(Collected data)
++++++
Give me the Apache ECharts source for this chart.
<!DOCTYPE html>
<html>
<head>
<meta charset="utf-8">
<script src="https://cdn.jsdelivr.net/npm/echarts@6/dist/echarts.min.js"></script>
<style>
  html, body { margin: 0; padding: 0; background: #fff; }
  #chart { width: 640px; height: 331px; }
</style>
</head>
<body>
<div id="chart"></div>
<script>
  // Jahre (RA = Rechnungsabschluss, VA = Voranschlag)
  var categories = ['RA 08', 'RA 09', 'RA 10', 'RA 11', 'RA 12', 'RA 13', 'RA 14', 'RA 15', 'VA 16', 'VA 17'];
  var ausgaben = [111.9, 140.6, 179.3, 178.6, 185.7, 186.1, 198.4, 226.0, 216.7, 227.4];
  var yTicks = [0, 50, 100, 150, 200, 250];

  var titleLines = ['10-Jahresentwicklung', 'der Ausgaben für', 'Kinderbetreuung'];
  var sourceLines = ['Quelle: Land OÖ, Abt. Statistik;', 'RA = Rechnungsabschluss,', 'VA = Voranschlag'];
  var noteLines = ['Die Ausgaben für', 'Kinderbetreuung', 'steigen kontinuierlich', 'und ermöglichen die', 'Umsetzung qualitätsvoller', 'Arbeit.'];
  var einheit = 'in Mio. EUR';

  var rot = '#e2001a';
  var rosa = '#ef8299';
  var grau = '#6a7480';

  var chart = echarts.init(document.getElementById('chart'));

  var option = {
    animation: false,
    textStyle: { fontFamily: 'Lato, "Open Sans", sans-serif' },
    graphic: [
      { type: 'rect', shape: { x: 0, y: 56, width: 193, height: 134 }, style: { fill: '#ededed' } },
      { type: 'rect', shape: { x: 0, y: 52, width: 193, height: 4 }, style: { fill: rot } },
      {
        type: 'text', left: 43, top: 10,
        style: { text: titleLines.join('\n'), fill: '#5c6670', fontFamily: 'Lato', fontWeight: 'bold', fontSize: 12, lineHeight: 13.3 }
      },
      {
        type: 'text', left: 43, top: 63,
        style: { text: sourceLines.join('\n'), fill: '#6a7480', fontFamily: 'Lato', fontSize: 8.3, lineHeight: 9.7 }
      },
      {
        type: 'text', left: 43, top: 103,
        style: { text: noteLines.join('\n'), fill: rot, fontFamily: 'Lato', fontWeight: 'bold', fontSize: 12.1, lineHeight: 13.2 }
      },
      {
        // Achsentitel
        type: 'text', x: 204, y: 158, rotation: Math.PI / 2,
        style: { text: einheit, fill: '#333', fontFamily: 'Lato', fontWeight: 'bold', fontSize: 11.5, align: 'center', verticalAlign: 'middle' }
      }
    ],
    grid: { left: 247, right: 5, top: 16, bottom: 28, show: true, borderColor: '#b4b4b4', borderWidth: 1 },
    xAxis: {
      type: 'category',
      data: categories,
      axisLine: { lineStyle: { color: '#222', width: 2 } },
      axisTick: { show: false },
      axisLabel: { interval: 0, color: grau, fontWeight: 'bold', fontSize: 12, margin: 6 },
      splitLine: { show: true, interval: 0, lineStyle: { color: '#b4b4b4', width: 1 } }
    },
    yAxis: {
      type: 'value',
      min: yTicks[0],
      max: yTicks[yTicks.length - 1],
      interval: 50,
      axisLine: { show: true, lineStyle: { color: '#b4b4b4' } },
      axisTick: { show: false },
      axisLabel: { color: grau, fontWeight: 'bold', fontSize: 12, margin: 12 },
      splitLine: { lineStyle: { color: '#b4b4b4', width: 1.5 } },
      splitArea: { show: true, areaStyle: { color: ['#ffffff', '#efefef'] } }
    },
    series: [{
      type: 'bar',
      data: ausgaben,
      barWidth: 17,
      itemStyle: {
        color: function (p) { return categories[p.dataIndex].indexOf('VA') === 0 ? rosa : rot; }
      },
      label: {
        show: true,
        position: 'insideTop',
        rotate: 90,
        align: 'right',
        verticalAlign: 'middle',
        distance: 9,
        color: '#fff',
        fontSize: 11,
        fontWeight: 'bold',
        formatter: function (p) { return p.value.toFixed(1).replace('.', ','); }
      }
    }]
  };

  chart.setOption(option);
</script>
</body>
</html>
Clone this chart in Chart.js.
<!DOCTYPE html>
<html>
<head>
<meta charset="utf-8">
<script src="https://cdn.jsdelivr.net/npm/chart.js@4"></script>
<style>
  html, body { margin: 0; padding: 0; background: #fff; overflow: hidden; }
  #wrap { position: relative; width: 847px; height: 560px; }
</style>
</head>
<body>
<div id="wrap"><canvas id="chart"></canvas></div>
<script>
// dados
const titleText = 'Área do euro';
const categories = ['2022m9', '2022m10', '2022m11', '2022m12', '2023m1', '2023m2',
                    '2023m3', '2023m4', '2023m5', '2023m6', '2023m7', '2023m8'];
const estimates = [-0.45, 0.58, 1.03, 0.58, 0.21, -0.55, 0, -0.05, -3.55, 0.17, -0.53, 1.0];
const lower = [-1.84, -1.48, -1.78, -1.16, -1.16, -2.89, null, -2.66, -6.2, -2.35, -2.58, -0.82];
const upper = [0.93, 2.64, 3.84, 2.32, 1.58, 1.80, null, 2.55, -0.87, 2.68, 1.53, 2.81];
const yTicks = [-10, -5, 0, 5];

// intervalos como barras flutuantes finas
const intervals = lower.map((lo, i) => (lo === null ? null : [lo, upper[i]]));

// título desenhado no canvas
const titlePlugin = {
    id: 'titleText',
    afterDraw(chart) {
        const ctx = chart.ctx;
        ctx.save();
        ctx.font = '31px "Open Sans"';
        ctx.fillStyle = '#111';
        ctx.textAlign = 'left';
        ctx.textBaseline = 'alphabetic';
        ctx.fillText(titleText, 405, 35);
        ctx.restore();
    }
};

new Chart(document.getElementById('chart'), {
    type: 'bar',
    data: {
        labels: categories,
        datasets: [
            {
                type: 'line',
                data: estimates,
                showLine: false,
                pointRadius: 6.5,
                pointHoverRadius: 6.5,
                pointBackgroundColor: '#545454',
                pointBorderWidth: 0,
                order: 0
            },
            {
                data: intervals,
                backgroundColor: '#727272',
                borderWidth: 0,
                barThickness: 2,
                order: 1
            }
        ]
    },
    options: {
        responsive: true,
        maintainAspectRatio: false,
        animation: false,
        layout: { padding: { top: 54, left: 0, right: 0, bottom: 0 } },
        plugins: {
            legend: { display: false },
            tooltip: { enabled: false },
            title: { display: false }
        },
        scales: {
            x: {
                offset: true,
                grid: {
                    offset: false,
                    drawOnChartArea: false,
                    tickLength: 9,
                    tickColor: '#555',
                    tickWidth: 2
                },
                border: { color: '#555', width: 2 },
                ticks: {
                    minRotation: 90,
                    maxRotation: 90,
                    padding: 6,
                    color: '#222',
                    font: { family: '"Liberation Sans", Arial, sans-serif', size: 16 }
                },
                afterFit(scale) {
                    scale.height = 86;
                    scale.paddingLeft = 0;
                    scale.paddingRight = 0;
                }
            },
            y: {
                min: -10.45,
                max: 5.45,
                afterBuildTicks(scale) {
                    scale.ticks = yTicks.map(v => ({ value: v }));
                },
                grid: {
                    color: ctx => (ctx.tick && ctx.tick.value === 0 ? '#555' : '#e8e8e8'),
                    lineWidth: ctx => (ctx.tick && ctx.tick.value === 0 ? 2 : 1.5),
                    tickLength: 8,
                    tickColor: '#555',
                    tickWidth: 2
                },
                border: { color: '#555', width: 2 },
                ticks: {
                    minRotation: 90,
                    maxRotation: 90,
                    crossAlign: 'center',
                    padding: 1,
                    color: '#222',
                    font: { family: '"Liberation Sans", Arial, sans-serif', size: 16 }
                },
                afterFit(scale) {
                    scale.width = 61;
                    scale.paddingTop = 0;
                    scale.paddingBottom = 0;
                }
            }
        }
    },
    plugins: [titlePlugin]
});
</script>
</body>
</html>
++++++
### WORK TO DO:
Print exactly, and only, the lines beginning at the top of the listing and ending at the line with "var chart = echarts.init(document.getElementById('chart'));".

### COMPLETE OUTPUT:
Give me the Apache ECharts source for this chart.
<!DOCTYPE html>
<html>
<head>
<meta charset="utf-8">
<script src="https://cdn.jsdelivr.net/npm/echarts@6/dist/echarts.min.js"></script>
<style>
  html, body { margin: 0; padding: 0; background: #fff; }
  #chart { width: 640px; height: 331px; }
</style>
</head>
<body>
<div id="chart"></div>
<script>
  // Jahre (RA = Rechnungsabschluss, VA = Voranschlag)
  var categories = ['RA 08', 'RA 09', 'RA 10', 'RA 11', 'RA 12', 'RA 13', 'RA 14', 'RA 15', 'VA 16', 'VA 17'];
  var ausgaben = [111.9, 140.6, 179.3, 178.6, 185.7, 186.1, 198.4, 226.0, 216.7, 227.4];
  var yTicks = [0, 50, 100, 150, 200, 250];

  var titleLines = ['10-Jahresentwicklung', 'der Ausgaben für', 'Kinderbetreuung'];
  var sourceLines = ['Quelle: Land OÖ, Abt. Statistik;', 'RA = Rechnungsabschluss,', 'VA = Voranschlag'];
  var noteLines = ['Die Ausgaben für', 'Kinderbetreuung', 'steigen kontinuierlich', 'und ermöglichen die', 'Umsetzung qualitätsvoller', 'Arbeit.'];
  var einheit = 'in Mio. EUR';

  var rot = '#e2001a';
  var rosa = '#ef8299';
  var grau = '#6a7480';

  var chart = echarts.init(document.getElementById('chart'));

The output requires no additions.